Stored data ->
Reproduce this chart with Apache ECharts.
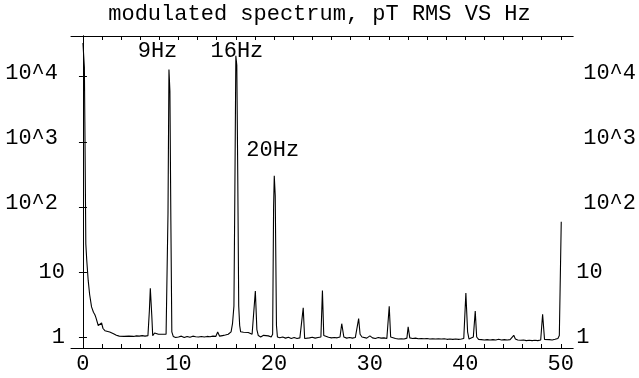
<!DOCTYPE html>
<html><head><meta charset="utf-8">
<script src="https://cdn.jsdelivr.net/npm/echarts@6/dist/echarts.min.js"></script>
<style>html,body{margin:0;padding:0;background:#fff}#c{width:639px;height:378px}</style>
</head><body><div id="c"></div>
<script>
const titleText = 'modulated spectrum, pT RMS VS Hz';
const freqs = [
0.0,0.15,0.2,0.3,0.4,0.55,0.7,0.9,1.1,1.25,1.35,1.45,1.6,1.75,1.95,2.1,2.3,2.5,2.8,3.0,3.2,3.5,3.8,4.0,4.3,4.5,4.8,5.0,5.3,5.6,5.9,6.2,6.5,6.8,
6.95,7.05,7.2,7.3,7.5,7.7,7.9,8.1,8.3,8.5,8.7,8.8,8.9,9.0,9.1,9.2,9.3,9.45,9.7,10.0,10.3,10.6,10.9,11.2,11.5,11.8,12.1,12.4,12.7,13.0,13.3,13.6,13.9,14.1,14.3,14.6,14.9,15.2,15.5,15.65,15.8,
15.9,16.0,16.1,16.2,16.3,16.4,16.5,16.8,17.0,17.3,17.5,17.7,17.85,18.04,18.2,18.35,18.6,18.9,19.1,19.4,19.7,19.85,19.95,20.02,20.12,20.25,20.35,20.6,20.9,21.2,21.5,21.8,22.1,22.4,22.7,22.9,
23.05,23.2,23.4,23.7,24.0,24.3,24.6,24.9,25.06,25.2,25.4,25.7,26.0,26.3,26.6,26.9,27.08,27.3,27.6,27.9,28.2,28.5,28.7,28.85,29.0,29.2,29.4,29.7,30.03,30.3,30.6,30.9,31.2,31.5,31.8,31.95,
32.05,32.2,32.4,32.7,33.0,33.3,33.6,33.9,34.03,34.2,34.5,34.8,35.1,35.4,35.7,36.0,36.3,36.6,36.9,37.2,37.5,37.8,38.1,38.4,38.7,39.0,39.3,39.6,39.85,40.07,40.25,40.4,40.6,40.85,41.05,41.2,
41.4,41.7,42.0,42.3,42.6,42.9,43.2,43.5,43.8,44.1,44.4,44.7,44.9,45.08,45.25,45.5,45.8,46.1,46.4,46.7,47.0,47.3,47.6,47.9,48.1,48.3,48.5,48.8,49.1,49.4,49.7,49.85,50.05
];
const amps = [
33000,14000,2000,27,15,7.4,4.5,2.9,2.4,2.2,2.0,1.9,1.5,1.45,1.64,1.35,1.25,1.2,1.19,1.15,1.12,1.06,1.03,1.05,1.02,1.06,1.03,1.04,1.02,1.04,1.03,1.05,1.03,1.05,
2.5,5.6,2.2,1.05,1.15,1.08,1.1,1.06,1.1,1.08,1.1,1.05,80,12900,6000,60,1.2,1.02,0.98,1.0,1.03,0.98,1.02,0.99,1.03,1.01,1.0,1.02,1.0,1.02,1.01,1.03,1.02,1.19,1.03,1.05,1.07,1.1,1.2,1.6,3,
200,21000,15000,300,3,1.5,1.2,1.18,1.15,1.17,1.12,1.1,1.15,5.1,1.3,1.05,1.0,1.06,1.0,1.04,1.0,1.1,100,300,150,1.5,1.0,0.97,1.0,0.96,0.99,0.95,0.98,0.95,0.97,1.0,
2.8,0.95,0.97,0.97,0.99,0.96,0.98,1.0,5.2,1.05,0.98,0.99,0.97,0.98,0.97,1.0,1.6,1.0,0.96,0.98,0.96,0.98,1.0,1.92,1.1,1.0,0.97,0.96,1.04,0.97,0.95,0.98,0.96,0.97,0.95,1.0,
2.96,1.0,0.94,0.95,0.93,0.94,0.93,0.96,1.43,0.97,0.95,0.96,0.94,0.95,0.94,0.95,0.93,0.94,0.93,0.94,0.93,0.94,0.92,0.93,0.92,0.93,0.92,0.93,0.95,4.75,1.2,0.93,0.95,1.0,2.5,1.0,
0.92,0.91,0.9,0.91,0.9,0.91,0.9,0.92,0.9,0.91,0.9,0.91,0.93,1.06,0.93,0.9,0.89,0.9,0.88,0.89,0.88,0.89,0.88,0.9,2.23,0.92,0.9,0.91,0.9,0.92,0.95,1.05,59
];
const xLabelValues = [0,10,20,30,40,50];
const xTickValues = [0,2,4,6,8,10,12,14,16,18,20,22,24,26,28,30,32,34,36,38,40,42,44,46,48,50];
const yTickValues = [1,10,100,1000,10000];
const yTickText = ['1','10','10^2','10^3','10^4'];
const annoText = ['9Hz','16Hz','20Hz'];
const annoX = [7.8,16.11,19.86];
const annoY = [24850,24850,745];

const FONT = 'Liberation Mono, Courier New, monospace';
const FS = 22;
const X_MIN = -1.25, X_MAX = 51.3, Y_MIN = 0.677, Y_MAX = 42300;

function yFmt(side) {
  return function (v) {
    for (let i = 0; i < yTickValues.length; i++) {
      if (Math.abs(Math.log10(v) - Math.log10(yTickValues[i])) < 1e-6) {
        return (i >= 2 ? '{e|' : '{n|') + yTickText[i] + '}';
      }
    }
    return '';
  };
}
function xFmt(v) { return xLabelValues.indexOf(v) >= 0 ? String(v) : ''; }

const chart = echarts.init(document.getElementById('c'), null, {renderer: 'canvas'});
const lineStyle = {color: '#000', width: 1};
const yAxisCommon = (pos) => ({
  type: 'log', logBase: 10, min: Y_MIN, max: Y_MAX, position: pos,
  axisLine: {show: true, lineStyle: lineStyle},
  axisTick: {show: true, inside: true, length: 4, lineStyle: lineStyle},
  splitLine: {show: false},
  axisLabel: {
    show: true, formatter: yFmt(pos), margin: pos === 'left' ? 6 : 3,
    color: '#000', fontFamily: FONT, fontSize: FS,
    rich: {
      n: {fontFamily: FONT, fontSize: FS, color: '#000'},
      e: {fontFamily: FONT, fontSize: FS, color: '#000',
          padding: pos === 'left' ? [0, 7, 8, 0] : [0, 0, 8, 7]}
    }
  }
});
const xAxisCommon = (pos, labels) => ({
  type: 'value', min: X_MIN, max: X_MAX, position: pos,
  axisLine: {show: true, onZero: false, lineStyle: lineStyle},
  axisTick: {show: true, inside: true, length: 4, lineStyle: lineStyle, customValues: xTickValues},
  splitLine: {show: false},
  axisLabel: {show: labels, customValues: xLabelValues, formatter: xFmt, margin: 5,
    color: '#000', fontFamily: FONT, fontSize: FS}
});

chart.setOption({
  animation: false,
  backgroundColor: '#fff',
  title: {text: titleText, left: 'center', top: -2,
    textStyle: {fontFamily: FONT, fontSize: FS, fontWeight: 'normal', color: '#000'}},
  grid: {left: 71, right: 64, top: 36, bottom: 30, containLabel: false},
  xAxis: [xAxisCommon('bottom', true), xAxisCommon('top', false)],
  yAxis: [yAxisCommon('left'), yAxisCommon('right')],
  series: [
    {type: 'line', xAxisIndex: 0, yAxisIndex: 0, symbol: 'none', showSymbol: false,
     lineStyle: {color: '#000', width: 1.1}, itemStyle: {color: '#000'},
     data: freqs.map((f, i) => [f, amps[i]])},
    {type: 'scatter', xAxisIndex: 0, yAxisIndex: 0, symbolSize: 0, silent: true,
     itemStyle: {opacity: 1, color: '#000'},
     label: {show: true, position: 'inside', formatter: p => p.data.name, opacity: 1,
       fontFamily: FONT, fontSize: FS, color: '#000'},
     data: annoText.map((t, i) => ({name: t, value: [annoX[i], annoY[i]]}))}
  ]
});
</script>
</body></html>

Job -> Copy the data character for character, but drop all pictures from the copy.

Solved problem ->
Reproduce this chart with Apache ECharts.
<!DOCTYPE html>
<html><head><meta charset="utf-8">
<script src="https://cdn.jsdelivr.net/npm/echarts@6/dist/echarts.min.js"></script>
<style>html,body{margin:0;padding:0;background:#fff}#c{width:639px;height:378px}</style>
</head><body><div id="c"></div>
<script>
const titleText = 'modulated spectrum, pT RMS VS Hz';
const freqs = [
0.0,0.15,0.2,0.3,0.4,0.55,0.7,0.9,1.1,1.25,1.35,1.45,1.6,1.75,1.95,2.1,2.3,2.5,2.8,3.0,3.2,3.5,3.8,4.0,4.3,4.5,4.8,5.0,5.3,5.6,5.9,6.2,6.5,6.8,
6.95,7.05,7.2,7.3,7.5,7.7,7.9,8.1,8.3,8.5,8.7,8.8,8.9,9.0,9.1,9.2,9.3,9.45,9.7,10.0,10.3,10.6,10.9,11.2,11.5,11.8,12.1,12.4,12.7,13.0,13.3,13.6,13.9,14.1,14.3,14.6,14.9,15.2,15.5,15.65,15.8,
15.9,16.0,16.1,16.2,16.3,16.4,16.5,16.8,17.0,17.3,17.5,17.7,17.85,18.04,18.2,18.35,18.6,18.9,19.1,19.4,19.7,19.85,19.95,20.02,20.12,20.25,20.35,20.6,20.9,21.2,21.5,21.8,22.1,22.4,22.7,22.9,
23.05,23.2,23.4,23.7,24.0,24.3,24.6,24.9,25.06,25.2,25.4,25.7,26.0,26.3,26.6,26.9,27.08,27.3,27.6,27.9,28.2,28.5,28.7,28.85,29.0,29.2,29.4,29.7,30.03,30.3,30.6,30.9,31.2,31.5,31.8,31.95,
32.05,32.2,32.4,32.7,33.0,33.3,33.6,33.9,34.03,34.2,34.5,34.8,35.1,35.4,35.7,36.0,36.3,36.6,36.9,37.2,37.5,37.8,38.1,38.4,38.7,39.0,39.3,39.6,39.85,40.07,40.25,40.4,40.6,40.85,41.05,41.2,
41.4,41.7,42.0,42.3,42.6,42.9,43.2,43.5,43.8,44.1,44.4,44.7,44.9,45.08,45.25,45.5,45.8,46.1,46.4,46.7,47.0,47.3,47.6,47.9,48.1,48.3,48.5,48.8,49.1,49.4,49.7,49.85,50.05
];
const amps = [
33000,14000,2000,27,15,7.4,4.5,2.9,2.4,2.2,2.0,1.9,1.5,1.45,1.64,1.35,1.25,1.2,1.19,1.15,1.12,1.06,1.03,1.05,1.02,1.06,1.03,1.04,1.02,1.04,1.03,1.05,1.03,1.05,
2.5,5.6,2.2,1.05,1.15,1.08,1.1,1.06,1.1,1.08,1.1,1.05,80,12900,6000,60,1.2,1.02,0.98,1.0,1.03,0.98,1.02,0.99,1.03,1.01,1.0,1.02,1.0,1.02,1.01,1.03,1.02,1.19,1.03,1.05,1.07,1.1,1.2,1.6,3,
200,21000,15000,300,3,1.5,1.2,1.18,1.15,1.17,1.12,1.1,1.15,5.1,1.3,1.05,1.0,1.06,1.0,1.04,1.0,1.1,100,300,150,1.5,1.0,0.97,1.0,0.96,0.99,0.95,0.98,0.95,0.97,1.0,
2.8,0.95,0.97,0.97,0.99,0.96,0.98,1.0,5.2,1.05,0.98,0.99,0.97,0.98,0.97,1.0,1.6,1.0,0.96,0.98,0.96,0.98,1.0,1.92,1.1,1.0,0.97,0.96,1.04,0.97,0.95,0.98,0.96,0.97,0.95,1.0,
2.96,1.0,0.94,0.95,0.93,0.94,0.93,0.96,1.43,0.97,0.95,0.96,0.94,0.95,0.94,0.95,0.93,0.94,0.93,0.94,0.93,0.94,0.92,0.93,0.92,0.93,0.92,0.93,0.95,4.75,1.2,0.93,0.95,1.0,2.5,1.0,
0.92,0.91,0.9,0.91,0.9,0.91,0.9,0.92,0.9,0.91,0.9,0.91,0.93,1.06,0.93,0.9,0.89,0.9,0.88,0.89,0.88,0.89,0.88,0.9,2.23,0.92,0.9,0.91,0.9,0.92,0.95,1.05,59
];
const xLabelValues = [0,10,20,30,40,50];
const xTickValues = [0,2,4,6,8,10,12,14,16,18,20,22,24,26,28,30,32,34,36,38,40,42,44,46,48,50];
const yTickValues = [1,10,100,1000,10000];
const yTickText = ['1','10','10^2','10^3','10^4'];
const annoText = ['9Hz','16Hz','20Hz'];
const annoX = [7.8,16.11,19.86];
const annoY = [24850,24850,745];

const FONT = 'Liberation Mono, Courier New, monospace';
const FS = 22;
const X_MIN = -1.25, X_MAX = 51.3, Y_MIN = 0.677, Y_MAX = 42300;

function yFmt(side) {
  return function (v) {
    for (let i = 0; i < yTickValues.length; i++) {
      if (Math.abs(Math.log10(v) - Math.log10(yTickValues[i])) < 1e-6) {
        return (i >= 2 ? '{e|' : '{n|') + yTickText[i] + '}';
      }
    }
    return '';
  };
}
function xFmt(v) { return xLabelValues.indexOf(v) >= 0 ? String(v) : ''; }

const chart = echarts.init(document.getElementById('c'), null, {renderer: 'canvas'});
const lineStyle = {color: '#000', width: 1};
const yAxisCommon = (pos) => ({
  type: 'log', logBase: 10, min: Y_MIN, max: Y_MAX, position: pos,
  axisLine: {show: true, lineStyle: lineStyle},
  axisTick: {show: true, inside: true, length: 4, lineStyle: lineStyle},
  splitLine: {show: false},
  axisLabel: {
    show: true, formatter: yFmt(pos), margin: pos === 'left' ? 6 : 3,
    color: '#000', fontFamily: FONT, fontSize: FS,
    rich: {
      n: {fontFamily: FONT, fontSize: FS, color: '#000'},
      e: {fontFamily: FONT, fontSize: FS, color: '#000',
          padding: pos === 'left' ? [0, 7, 8, 0] : [0, 0, 8, 7]}
    }
  }
});
const xAxisCommon = (pos, labels) => ({
  type: 'value', min: X_MIN, max: X_MAX, position: pos,
  axisLine: {show: true, onZero: false, lineStyle: lineStyle},
  axisTick: {show: true, inside: true, length: 4, lineStyle: lineStyle, customValues: xTickValues},
  splitLine: {show: false},
  axisLabel: {show: labels, customValues: xLabelValues, formatter: xFmt, margin: 5,
    color: '#000', fontFamily: FONT, fontSize: FS}
});

chart.setOption({
  animation: false,
  backgroundColor: '#fff',
  title: {text: titleText, left: 'center', top: -2,
    textStyle: {fontFamily: FONT, fontSize: FS, fontWeight: 'normal', color: '#000'}},
  grid: {left: 71, right: 64, top: 36, bottom: 30, containLabel: false},
  xAxis: [xAxisCommon('bottom', true), xAxisCommon('top', false)],
  yAxis: [yAxisCommon('left'), yAxisCommon('right')],
  series: [
    {type: 'line', xAxisIndex: 0, yAxisIndex: 0, symbol: 'none', showSymbol: false,
     lineStyle: {color: '#000', width: 1.1}, itemStyle: {color: '#000'},
     data: freqs.map((f, i) => [f, amps[i]])},
    {type: 'scatter', xAxisIndex: 0, yAxisIndex: 0, symbolSize: 0, silent: true,
     itemStyle: {opacity: 1, color: '#000'},
     label: {show: true, position: 'inside', formatter: p => p.data.name, opacity: 1,
       fontFamily: FONT, fontSize: FS, color: '#000'},
     data: annoText.map((t, i) => ({name: t, value: [annoX[i], annoY[i]]}))}
  ]
});
</script>
</body></html>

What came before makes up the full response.